Thursday, August 30, 2007

The Closet Ovi?

Nokia announced yesterday a relaunch of their Club Nokia online portal, now to be called Ovi, is on its way later this year. It’s designed to sell content and services and of course create a community for Nokia phone owners... declaring that "selling devices isn't enough any more".

Ok well you learn something new every day... Ovi means "door" in Finnish. Let’s think about what else we've learned, particularly from the walled garden approach to content.

AOL did it very successfully for many, many years. In fact it is still successful to this day with the walled garden approach , although that may be more likely due to the fact that its nearly impossible to cancel the damn thing... but that’s a different story.

I think things will be significantly different this time around with mobile, while on the surface the mobile internet may look a lot like the tethered internet of 1994, don't expect a mobile walled garden approach to succeed for very long, here is why...

Online life outside the AOL compound in 1994 WAS a little scary, connections were unreliable and slow, finding sites was more difficult you had to truly "surf" from link to link to find stuff and frankly there wasn't nearly as much quality stuff out there.

Fast forward to 2007, well let’s summarize it like this... you can attend college, meet your husband/wife, buy groceries, watch TV, get a mortgage and do pretty much anything else online. In other words the Internet has developed from the simple and scary unknown, to just an extension of many people's life, with tens if not hundreds of thousands of online companies developing new products and innovations every day.

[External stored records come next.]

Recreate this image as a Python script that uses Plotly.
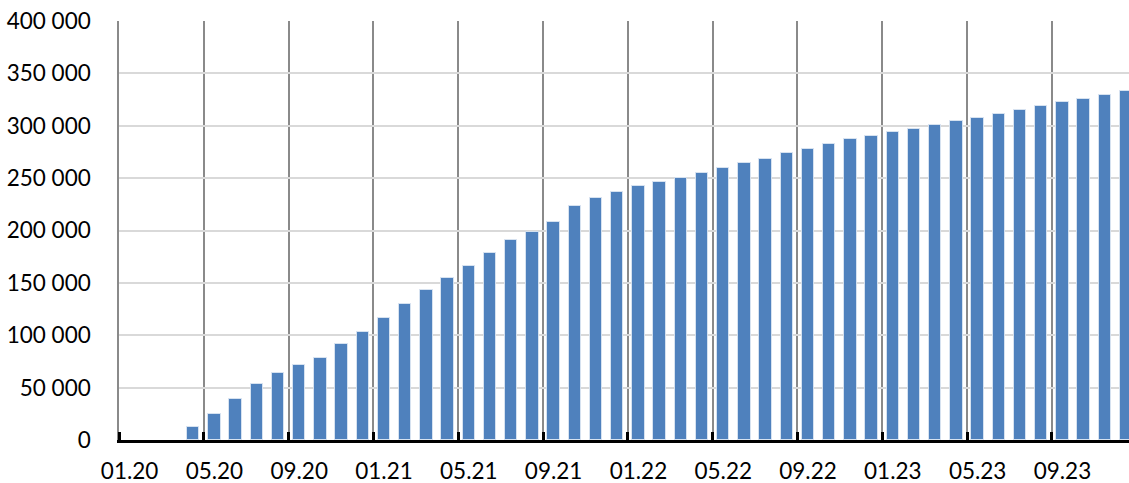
import plotly.graph_objects as go

months = [f"{m:02d}.{y}" for y in (20, 21, 22, 23) for m in range(1, 13)]
values = [
    None, None, None, 12600, 24400, 38900, 53800, 64200, 71500, 78500, 91800, 103200,
    116800, 130100, 143400, 154400, 165900, 178700, 191100, 198700, 208000, 223300, 231500, 236900,
    242400, 246500, 250300, 255000, 259600, 264000, 268500, 273600, 277700, 282800, 286900, 290100,
    293600, 296800, 300500, 304100, 307300, 311100, 315000, 319100, 322300, 325800, 329600, 332800,
]
label_every = 4
y_ticks = [0, 50000, 100000, 150000, 200000, 250000, 300000, 350000, 400000]
y_tick_text = ["0", "50 000", "100 000", "150 000", "200 000", "250 000", "300 000", "350 000", "400 000"]

idx = list(range(len(months)))
label_pos = idx[::label_every]
label_text = months[::label_every]
boundaries = [i - 0.5 for i in label_pos]

fig = go.Figure()
fig.add_trace(go.Bar(
    x=idx, y=values, width=0.58,
    marker=dict(color="#4f81bd", line=dict(color="rgba(220,230,242,0.9)", width=1)),
    hoverinfo="skip",
))

font = dict(family="Lato, Carlito, Calibri, sans-serif", size=22.5, color="#000000")

fig.update_layout(
    width=1129, height=483,
    margin=dict(l=119, r=0, t=21, b=43, autoexpand=False),
    paper_bgcolor="white", plot_bgcolor="white",
    showlegend=False,
    font=font,
    bargap=0,
    xaxis=dict(
        range=[-0.5, 47.14],
        automargin=False,
        tickmode="array", tickvals=label_pos, ticktext=label_text,
        ticks="", showgrid=False, zeroline=False,
        showline=True, linecolor="#000000", linewidth=3,
        ticklabelstandoff=9,
        tickfont=font,
        minor=dict(
            tickmode="array", tickvals=boundaries,
            ticks="inside", ticklen=8, tickwidth=3, tickcolor="#000000",
            showgrid=True, gridcolor="#8a8a8a", gridwidth=1.5,
        ),
    ),
    yaxis=dict(
        range=[0, 400000],
        automargin=False,
        tickmode="array", tickvals=y_ticks, ticktext=y_tick_text,
        ticks="", showgrid=True, gridcolor="#d9d9d9", gridwidth=1.5,
        zeroline=False,
        showline=True, linecolor="#8a8a8a", linewidth=1.5,
        ticklabelstandoff=22,
        tickfont=font,
    ),
)

fig.write_html(
    "out.html",
    config={"displayModeBar": False},
    post_script="document.body.style.margin='0';document.body.style.overflow='hidden';",
)
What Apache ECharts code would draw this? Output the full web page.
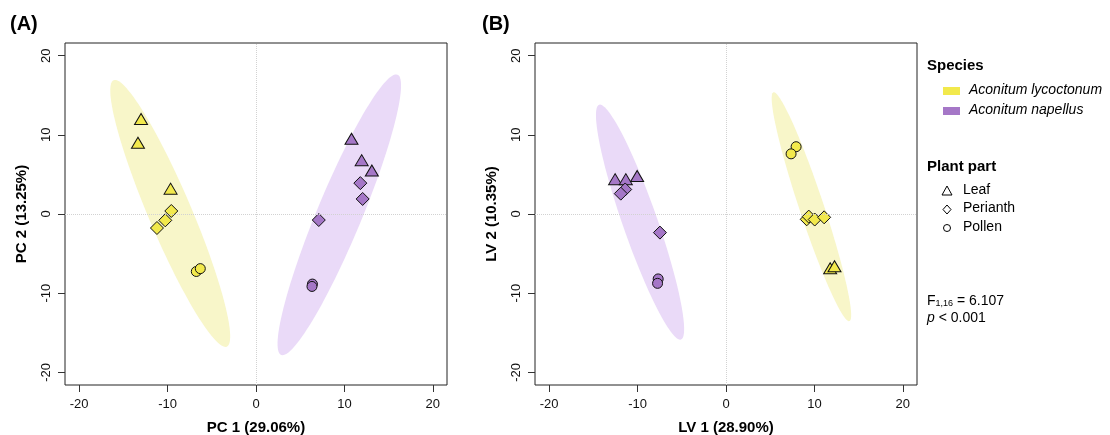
<!DOCTYPE html>
<html>
<head>
<meta charset="utf-8">
<script src="https://cdn.jsdelivr.net/npm/echarts@6/dist/echarts.min.js"></script>
<style>
  html, body { margin: 0; padding: 0; background: #fff; }
  #chart { width: 1110px; height: 435px; }
</style>
</head>
<body>
<div id="chart"></div>
<script>
// Axis ticks shared by both panels
const tickValues = [-20, -10, 0, 10, 20];

// Panel A: PCA scores
const pcaLycLeaf = [[-13.0, 12.0], [-13.35, 9.0], [-9.66, 3.2]];
const pcaLycPerianth = [[-9.58, 0.38], [-10.26, -0.8], [-11.2, -1.77]];
const pcaLycPollen = [[-6.75, -7.26], [-6.3, -6.9]];
const pcaNapLeaf = [[10.8, 9.5], [11.95, 6.8], [13.1, 5.5]];
const pcaNapPerianth = [[11.8, 3.9], [12.06, 1.9], [7.1, -0.76]];
const pcaNapPollen = [[6.38, -8.85], [6.33, -9.15]];

// Panel B: PLS-DA scores
const plsLycLeaf = [[11.78, -6.86], [12.27, -6.6]];
const plsLycPerianth = [[9.13, -0.67], [9.36, -0.33], [10.03, -0.7], [11.1, -0.42]];
const plsLycPollen = [[7.93, 8.5], [7.36, 7.6]];
const plsNapLeaf = [[-12.54, 4.4], [-11.33, 4.4], [-10.05, 4.8]];
const plsNapPerianth = [[-11.4, 3.1], [-11.9, 2.57], [-7.47, -2.35]];
const plsNapPollen = [[-7.67, -8.2], [-7.74, -8.76]];

// Ellipses (order: lycoctonum, napellus): centre, major and minor half-axes in data units
const pcaEllCenter = [[-9.7, 0.07], [9.42, -0.1]];
const pcaEllMajor = [[-6.4, 16.83], [6.58, 17.7]];
const pcaEllMinor = [[2.24, 1.07], [2.34, -1.09]];
const plsEllCenter = [[9.66, 0.92], [-9.72, -1.03]];
const plsEllMajor = [[-4.3, 14.45], [-4.63, 14.83]];
const plsEllMinor = [[1.31, 0.49], [1.85, 0.72]];

const speciesNames = ['Aconitum lycoctonum', 'Aconitum napellus'];
const partNames = ['Leaf', 'Perianth', 'Pollen'];
const axisNamesA = ['PC 1 (29.06%)', 'PC 2 (13.25%)'];
const axisNamesB = ['LV 1 (28.90%)', 'LV 2 (10.35%)'];

const YELLOW = '#f2e94c';
const PURPLE = '#a577c7';
const ELL_FILL = ['#f8f6c9', '#eadaf8'];
const FONT = 'Liberation Sans, Arial, sans-serif';

const chart = echarts.init(document.getElementById('chart'));

const makeX = (gridIndex, name) => ({
    gridIndex: gridIndex,
    type: 'value',
    min: -21.6,
    max: 21.6,
    name: name,
    nameLocation: 'middle',
    nameGap: 35,
    nameTextStyle: { fontFamily: FONT, fontSize: 15, fontWeight: 'bold', color: '#000' },
    axisLine: { show: false, onZero: false },
    axisTick: { show: true, inside: false, length: 7, customValues: tickValues, lineStyle: { color: '#333' } },
    axisLabel: { customValues: tickValues, margin: 13, fontFamily: FONT, fontSize: 13, color: '#111' },
    splitLine: { show: false }
});

const makeY = (gridIndex, name) => ({
    gridIndex: gridIndex,
    type: 'value',
    min: -21.6,
    max: 21.6,
    name: name,
    nameLocation: 'middle',
    nameGap: 36,
    nameTextStyle: { fontFamily: FONT, fontSize: 15, fontWeight: 'bold', color: '#000' },
    axisLine: { show: false, onZero: false },
    axisTick: { show: true, inside: false, length: 7, customValues: tickValues, lineStyle: { color: '#333' } },
    axisLabel: { customValues: tickValues, rotate: 90, margin: 12, fontFamily: FONT, fontSize: 13, color: '#111' },
    splitLine: { show: false }
});

const zeroLines = {
    silent: true,
    symbol: 'none',
    label: { show: false },
    lineStyle: { type: 'dotted', color: '#d2d2d2', width: 1 },
    data: [{ xAxis: 0 }, { yAxis: 0 }]
};

const ellipseSeries = (gridIndex, centers, majors, minors) => ({
    type: 'custom',
    xAxisIndex: gridIndex,
    yAxisIndex: gridIndex,
    z: 1,
    silent: true,
    data: centers,
    renderItem: (params, api) => {
        const c = centers[params.dataIndex];
        const a = majors[params.dataIndex];
        const b = minors[params.dataIndex];
        const points = [];
        for (let i = 0; i < 120; i++) {
            const t = i / 120 * Math.PI * 2;
            points.push(api.coord([
                c[0] + Math.cos(t) * a[0] + Math.sin(t) * b[0],
                c[1] + Math.cos(t) * a[1] + Math.sin(t) * b[1]
            ]));
        }
        return { type: 'polygon', shape: { points: points }, style: { fill: ELL_FILL[params.dataIndex] } };
    }
});

const SYMBOLS = {
    Leaf: { symbol: 'triangle', size: [13, 11] },
    Perianth: { symbol: 'diamond', size: [13, 13] },
    Pollen: { symbol: 'circle', size: 10 }
};

const scatter = (gridIndex, part, color, data, withLines) => {
    const s = {
        type: 'scatter',
        name: part,
        xAxisIndex: gridIndex,
        yAxisIndex: gridIndex,
        z: 3,
        symbol: SYMBOLS[part].symbol,
        symbolSize: SYMBOLS[part].size,
        itemStyle: { color: color, borderColor: '#111', borderWidth: 1, opacity: 1 },
        data: data
    };
    if (withLines) s.markLine = zeroLines;
    return s;
};

// legend helpers (drawn as graphics: two titled groups)
const legendText = (x, y, text, style) => ({
    type: 'text', left: x, top: y,
    style: Object.assign({ text: text, fontFamily: FONT, fontSize: 14, fill: '#000' }, style)
});

const graphics = [
    legendText(10, 14, '(A)', { fontSize: 20, fontWeight: 'bold' }),
    legendText(482, 14, '(B)', { fontSize: 20, fontWeight: 'bold' }),
    legendText(927, 58, 'Species', { fontSize: 15, fontWeight: 'bold' }),
    { type: 'rect', left: 943, top: 87, shape: { width: 17, height: 8 }, style: { fill: YELLOW } },
    { type: 'rect', left: 943, top: 107, shape: { width: 17, height: 8 }, style: { fill: PURPLE } },
    legendText(969, 83, speciesNames[0], { fontStyle: 'italic' }),
    legendText(969, 103, speciesNames[1], { fontStyle: 'italic' }),
    legendText(927, 159, 'Plant part', { fontSize: 15, fontWeight: 'bold' }),
    { type: 'polygon', shape: { points: [[947, 186], [952, 195], [942, 195]] }, style: { fill: 'none', stroke: '#000', lineWidth: 1 } },
    { type: 'polygon', shape: { points: [[947, 205], [951, 209.5], [947, 214], [943, 209.5]] }, style: { fill: 'none', stroke: '#000', lineWidth: 1 } },
    { type: 'circle', shape: { cx: 947, cy: 228, r: 3.5 }, style: { fill: 'none', stroke: '#000', lineWidth: 1 } },
    legendText(963, 183, partNames[0]),
    legendText(963, 201, partNames[1]),
    legendText(963, 220, partNames[2]),
    {
        type: 'text', left: 927, top: 294,
        style: {
            text: '{b|F}{s|1,16}{b| = 6.107}',
            rich: {
                b: { fontFamily: FONT, fontSize: 14, fill: '#000' },
                s: { fontFamily: FONT, fontSize: 9, fill: '#000', verticalAlign: 'bottom', padding: [4, 0, 0, 0] }
            }
        }
    },
    {
        type: 'text', left: 927, top: 311,
        style: {
            text: '{i|p}{b| < 0.001}',
            rich: {
                i: { fontFamily: FONT, fontSize: 14, fontStyle: 'italic', fill: '#000' },
                b: { fontFamily: FONT, fontSize: 14, fill: '#000' }
            }
        }
    }
];

chart.setOption({
    animation: false,
    backgroundColor: '#fff',
    grid: [
        { left: 65, top: 43, width: 382, height: 342, outerBoundsMode: 'none', containLabel: false, show: true, borderColor: '#222', borderWidth: 1, backgroundColor: 'transparent' },
        { left: 535, top: 43, width: 382, height: 342, outerBoundsMode: 'none', containLabel: false, show: true, borderColor: '#222', borderWidth: 1, backgroundColor: 'transparent' }
    ],
    xAxis: [makeX(0, axisNamesA[0]), makeX(1, axisNamesB[0])],
    yAxis: [makeY(0, axisNamesA[1]), makeY(1, axisNamesB[1])],
    graphic: graphics,
    series: [
        ellipseSeries(0, pcaEllCenter, pcaEllMajor, pcaEllMinor),
        ellipseSeries(1, plsEllCenter, plsEllMajor, plsEllMinor),
        scatter(0, 'Leaf', YELLOW, pcaLycLeaf, true),
        scatter(0, 'Perianth', YELLOW, pcaLycPerianth),
        scatter(0, 'Pollen', YELLOW, pcaLycPollen),
        scatter(0, 'Leaf', PURPLE, pcaNapLeaf),
        scatter(0, 'Perianth', PURPLE, pcaNapPerianth),
        scatter(0, 'Pollen', PURPLE, pcaNapPollen),
        scatter(1, 'Leaf', YELLOW, plsLycLeaf, true),
        scatter(1, 'Perianth', YELLOW, plsLycPerianth),
        scatter(1, 'Pollen', YELLOW, plsLycPollen),
        scatter(1, 'Leaf', PURPLE, plsNapLeaf),
        scatter(1, 'Perianth', PURPLE, plsNapPerianth),
        scatter(1, 'Pollen', PURPLE, plsNapPollen)
    ]
});

window.addEventListener('resize', () => chart.resize());
</script>
</body>
</html>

Ok so back to Ovi... so I understand why Nokia would want to build Ovi. Digital content is a lucrative business and there are obvious reasons to try to strengthen and extend the relationships they have with their customers and make some extra money at the same time. It's also promising that the press release mentions enabling customers to "access their existing social networks" ... but let’s hope that opening this closet "door" to the Nokia walled garden doesn't mean closing the front door for Nokia users.

1 comments:

Anonymous said...

I see this coming when Nokia announced that they will be providing AGPS service through their SUPL server. This is a smart move for Nokia and may be beneficial to some small network providers especially in Asia and Europe. But, how would the bigger guys like Vodafone, Orange or AT&T reacts to Nokia since these providers already have build similar services on their network?